Either way, there are two separate questions you are really asking yourself:
-should you leave your husband? (knowing that this will not mean being with your lover, but rather being alone)
-how to get the ex-lover off your mind?
As for question 1, only you can decide. Personally I would recommend going into counseling with your husband and seeing if you can make it work out, try to rediscover what you liked about each other in the first place, mainly because you have kids and divorce would be rough on them. Then again if you can't make it work out, then it's better to be from a broken home than to live in one.
Question 2 is harder - time, distance and distraction being the only reliable ways to get people out of your head. If you were not married with kids I would recommend starting a nice new rebound relationship, as the fastest way to get over someone is to get under someone else - but in your case this is problematic (see question 1). So just stay away, no cyberstalking, no contact, burn the letters and mementoes etc, and throw yourself into the rest of your life with enthusiasm, including trying to figure out if you can stay married.
Good luck.
p.s. whether you deserve your husband or not is kind of a sideline here - as is whether or not you tell him. Are you willing to recommit and work it out, or not, is the most important decision facing you right now, IMO.

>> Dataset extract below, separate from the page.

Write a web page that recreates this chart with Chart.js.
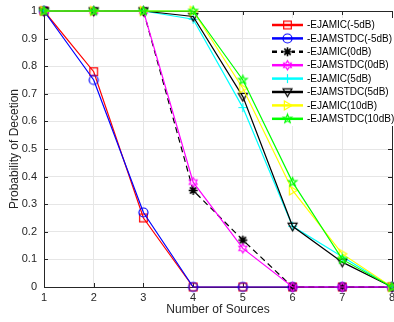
<!DOCTYPE html>
<html>
<head>
<meta charset="utf-8">
<script src="https://cdn.jsdelivr.net/npm/chart.js@4"></script>
<style>
  html, body { margin: 0; padding: 0; background: #fff; }
  #wrap { width: 394px; height: 322px; }
</style>
</head>
<body>
<div id="wrap"><canvas id="pdChart" width="394" height="322"></canvas></div>
<script>
// Daten
const sources = ['1', '2', '3', '4', '5', '6', '7', '8'];
const yTicks = [0, 0.1, 0.2, 0.3, 0.4, 0.5, 0.6, 0.7, 0.8, 0.9, 1];

const ejamicM5 = [1, 0.78, 0.25, 0, 0, 0, 0, 0];
const ejamstdcM5 = [1, 0.75, 0.27, 0, 0, 0, 0, 0];
const ejamic0 = [1, 1, 1, 0.35, 0.17, 0, 0, 0];
const ejamstdc0 = [1, 1, 1, 0.38, 0.14, 0, 0, 0];
const ejamic5 = [1, 1, 1, 0.97, 0.65, 0.22, 0.11, 0];
const ejamstdc5 = [1, 1, 1, 0.98, 0.69, 0.22, 0.09, 0];
const ejamic10 = [1, 1, 1, 1, 0.72, 0.35, 0.12, 0];
const ejamstdc10 = [1, 1, 1, 1, 0.75, 0.38, 0.10, 0];

// Marker zeichnen
function drawMarker(ctx, style, cx, cy, r) {
    ctx.beginPath();
    if (style === 'square') {
        ctx.rect(cx - r * 0.85, cy - r * 0.85, r * 1.7, r * 1.7);
    } else if (style === 'circle') {
        ctx.arc(cx, cy, r, 0, Math.PI * 2);
    } else if (style === 'asterisk') {
        for (let a = 0; a < 4; a++) {
            const t = a * Math.PI / 4;
            ctx.moveTo(cx - r * Math.cos(t), cy - r * Math.sin(t));
            ctx.lineTo(cx + r * Math.cos(t), cy + r * Math.sin(t));
        }
    } else if (style === 'plus') {
        ctx.moveTo(cx - r, cy); ctx.lineTo(cx + r, cy);
        ctx.moveTo(cx, cy - r); ctx.lineTo(cx, cy + r);
    } else if (style === 'triDown') {
        ctx.moveTo(cx - r, cy - r * 0.7);
        ctx.lineTo(cx + r, cy - r * 0.7);
        ctx.lineTo(cx, cy + r);
        ctx.closePath();
    } else if (style === 'triRight') {
        ctx.moveTo(cx - r * 0.7, cy - r);
        ctx.lineTo(cx + r, cy);
        ctx.lineTo(cx - r * 0.7, cy + r);
        ctx.closePath();
    } else if (style === 'hexagram' || style === 'pentagram') {
        const n = style === 'hexagram' ? 6 : 5;
        const inner = style === 'hexagram' ? 0.58 : 0.42;
        for (let i = 0; i < n * 2; i++) {
            const rr = i % 2 === 0 ? r : r * inner;
            const t = -Math.PI / 2 + i * Math.PI / n;
            const px = cx + rr * Math.cos(t), py = cy + rr * Math.sin(t);
            if (i === 0) ctx.moveTo(px, py); else ctx.lineTo(px, py);
        }
        ctx.closePath();
    }
    ctx.stroke();
}

function makeMarker(style, color, r, lw) {
    const size = Math.ceil(r * 2 + lw + 2);
    const c = document.createElement('canvas');
    c.width = size; c.height = size;
    const ctx = c.getContext('2d');
    ctx.strokeStyle = color;
    ctx.lineWidth = lw;
    drawMarker(ctx, style, size / 2, size / 2, r);
    return c;
}

const seriesInfo = [
    { label: '-EJAMIC(-5dB)', data: ejamicM5, color: '#ff0000', marker: 'square', dash: [] },
    { label: '-EJAMSTDC(-5dB)', data: ejamstdcM5, color: '#0000ff', marker: 'circle', dash: [] },
    { label: '-EJAMIC(0dB)', data: ejamic0, color: '#000000', marker: 'asterisk', dash: [6, 4] },
    { label: '-EJAMSTDC(0dB)', data: ejamstdc0, color: '#ff00ff', marker: 'hexagram', dash: [] },
    { label: '-EJAMIC(5dB)', data: ejamic5, color: '#00ffff', marker: 'plus', dash: [] },
    { label: '-EJAMSTDC(5dB)', data: ejamstdc5, color: '#000000', marker: 'triDown', dash: [] },
    { label: '-EJAMIC(10dB)', data: ejamic10, color: '#ffff00', marker: 'triRight', dash: [] },
    { label: '-EJAMSTDC(10dB)', data: ejamstdc10, color: '#00ff00', marker: 'pentagram', dash: [] }
];

seriesInfo.forEach(s => {
    const lw = s.marker === 'asterisk' ? 1.6 : 1.2;
    s.img = makeMarker(s.marker, s.color, 4.5, lw);
});

// Rahmen, Ticks und Legende im MATLAB-Stil
const matlabBox = {
    id: 'matlabBox',
    beforeDatasetsDraw(chart) {
        const { ctx, chartArea: a, scales } = chart;
        ctx.save();
        ctx.strokeStyle = '#262626';
        ctx.lineWidth = 1;
        ctx.strokeRect(Math.round(a.left) + 0.5, Math.round(a.top) + 0.5,
            Math.round(a.right - a.left), Math.round(a.bottom - a.top));
        ctx.beginPath();
        scales.y.ticks.forEach(t => {
            const y = Math.round(scales.y.getPixelForValue(t.value)) + 0.5;
            ctx.moveTo(a.left, y); ctx.lineTo(a.left + 4, y);
            ctx.moveTo(a.right, y); ctx.lineTo(a.right - 4, y);
        });
        sources.forEach((s, i) => {
            const x = Math.round(scales.x.getPixelForValue(i)) + 0.5;
            ctx.moveTo(x, a.bottom); ctx.lineTo(x, a.bottom - 4);
            ctx.moveTo(x, a.top); ctx.lineTo(x, a.top + 4);
        });
        ctx.stroke();
        ctx.restore();
    },
    afterDraw(chart) {
        const ctx = chart.ctx;
        ctx.save();
        ctx.fillStyle = '#ffffff';
        ctx.fillRect(270, 18, 124, 108);
        seriesInfo.forEach((s, i) => {
            const y = 25 + i * 13.4;
            ctx.strokeStyle = s.color;
            ctx.lineWidth = 2.5;
            ctx.setLineDash(s.dash.length ? [5, 4] : []);
            ctx.beginPath();
            ctx.moveTo(272, y); ctx.lineTo(303, y);
            ctx.stroke();
            ctx.setLineDash([]);
            if (s.dash.length) {
                ctx.fillStyle = '#fff';
                ctx.fillRect(283, y - 5, 9, 10);
            }
            ctx.drawImage(s.img, 287.5 - s.img.width / 2, y - s.img.height / 2);
            ctx.fillStyle = '#000';
            ctx.font = '10px "Liberation Sans", Arial, sans-serif';
            ctx.textBaseline = 'middle';
            ctx.fillText(s.label, 307, y + 0.5);
        });
        ctx.restore();
    }
};

const pdCtx = document.getElementById('pdChart').getContext('2d');
const pdChart = new Chart(pdCtx, {
    type: 'line',
    data: {
        labels: sources,
        datasets: seriesInfo.map((s, i) => ({
            label: s.label,
            data: s.data,
            borderColor: s.color,
            backgroundColor: s.color,
            borderWidth: 1.2,
            borderDash: s.dash,
            pointStyle: s.img,
            pointRadius: 5,
            tension: 0,
            clip: false,
            order: seriesInfo.length - i
        }))
    },
    options: {
        responsive: false,
        animation: false,
        devicePixelRatio: 1,
        layout: { autoPadding: false, padding: { left: 0, right: 2, top: 11, bottom: 0 } },
        plugins: {
            legend: { display: false },
            tooltip: { enabled: false }
        },
        scales: {
            x: {
                offset: false,
                grid: { color: '#e6e6e6', drawTicks: false },
                border: { display: false },
                ticks: {
                    color: '#262626',
                    padding: 4,
                    maxRotation: 0,
                    font: { family: '"Liberation Sans", Arial, sans-serif', size: 11 }
                },
                title: {
                    display: true,
                    text: 'Number of Sources',
                    color: '#262626',
                    padding: { top: 0, bottom: 5 },
                    font: { family: '"Liberation Sans", Arial, sans-serif', size: 12 }
                },
                afterFit(scale) {
                    scale.height = 35;
                    scale.paddingLeft = 0;
                    scale.paddingRight = 0;
                }
            },
            y: {
                min: 0,
                max: 1,
                grid: { color: '#e6e6e6', drawTicks: false },
                border: { display: false },
                afterBuildTicks(scale) {
                    scale.ticks = yTicks.map(v => ({ value: v }));
                },
                ticks: {
                    color: '#262626',
                    padding: 7,
                    font: { family: '"Liberation Sans", Arial, sans-serif', size: 11 },
                    callback: v => String(Number(v.toFixed(1)))
                },
                title: {
                    display: true,
                    text: 'Probability of Decetion',
                    color: '#262626',
                    padding: { top: 7, bottom: 0 },
                    font: { family: '"Liberation Sans", Arial, sans-serif', size: 12 }
                },
                afterFit(scale) {
                    scale.width = 44;
                    scale.paddingTop = 0;
                    scale.paddingBottom = 0;
                }
            }
        }
    },
    plugins: [matlabBox]
});
</script>
</body>
</html>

Start by finding out how many other women he has cheated on his wives with (want to bet that is how marriage #1 ended?). Then, if you don't find anything out, think about what the news of his affair will do to his career and family. Nothing is likely to come of this affair. It would cost him too much. You were just a little bit of fun on the side.
Thank you so much for your reply family is most important and I do know what to do its just hard to forget the mistake. Thank you
So what, you had an affair. Don't worry about it. Monogamy is overrated.
Do not tell your husband.. you serve no purpose other then your own by telling him. If you intend to leave.. how will knowing this help him. It wont, only you. That is just my opinion.. would i want to know.. no... not if someone i loved cheated on me.. not if it was once and over.. i mean.. granted open honest relationships blah blah.. but it would only instill fear and hate and resentment and mistrust in me to know that, then try to stay. Now if you intend to stay... perhaps he does deserve to make an enlightened decision about continue this relationship. However at this point, he does not realise this relationship may or may not be continuing. fine line.. hard to say. I am not a guy either...
however i do understand your situation.. change husband to boyfriend and take away the kids... been there once. does this make me a bad person..maybe.. does it make me human.. yes.
Original Post by abbeyhunter:
Do not tell your husband.. you serve no purpose other then your own by telling him. If you intend to leave.. how will knowing this help him. It wont, only you. That is just my opinion.. would i want to know.. no... not if someone i loved cheated on me.. not if it was once and over.. i mean.. granted open honest relationships blah blah.. but it would only instill fear and hate and resentment and mistrust in me to know that, then try to stay. Now if you intend to stay... perhaps he does deserve to make an enlightened decision about continue this relationship. However at this point, he does not realise this relationship may or may not be continuing. fine line.. hard to say. I am not a guy either...
however i do understand your situation.. change husband to boyfriend and take away the kids... been there once. does this make me a bad person..maybe.. does it make me human.. yes.
I strongly disagree.
If you respect your husband, you need to tell him.
If he finds out any other way that you not only cheated but then covered it up, your relationship is almost certainly DOA. Be honest now and beg for his forgiveness. You may be able to save it. If not.. well.. sometimes, that's how things go. You Cheated. You aren't in a position to decide how things go from here anymore.
PS... Relationships are based, among other things, on Honesty.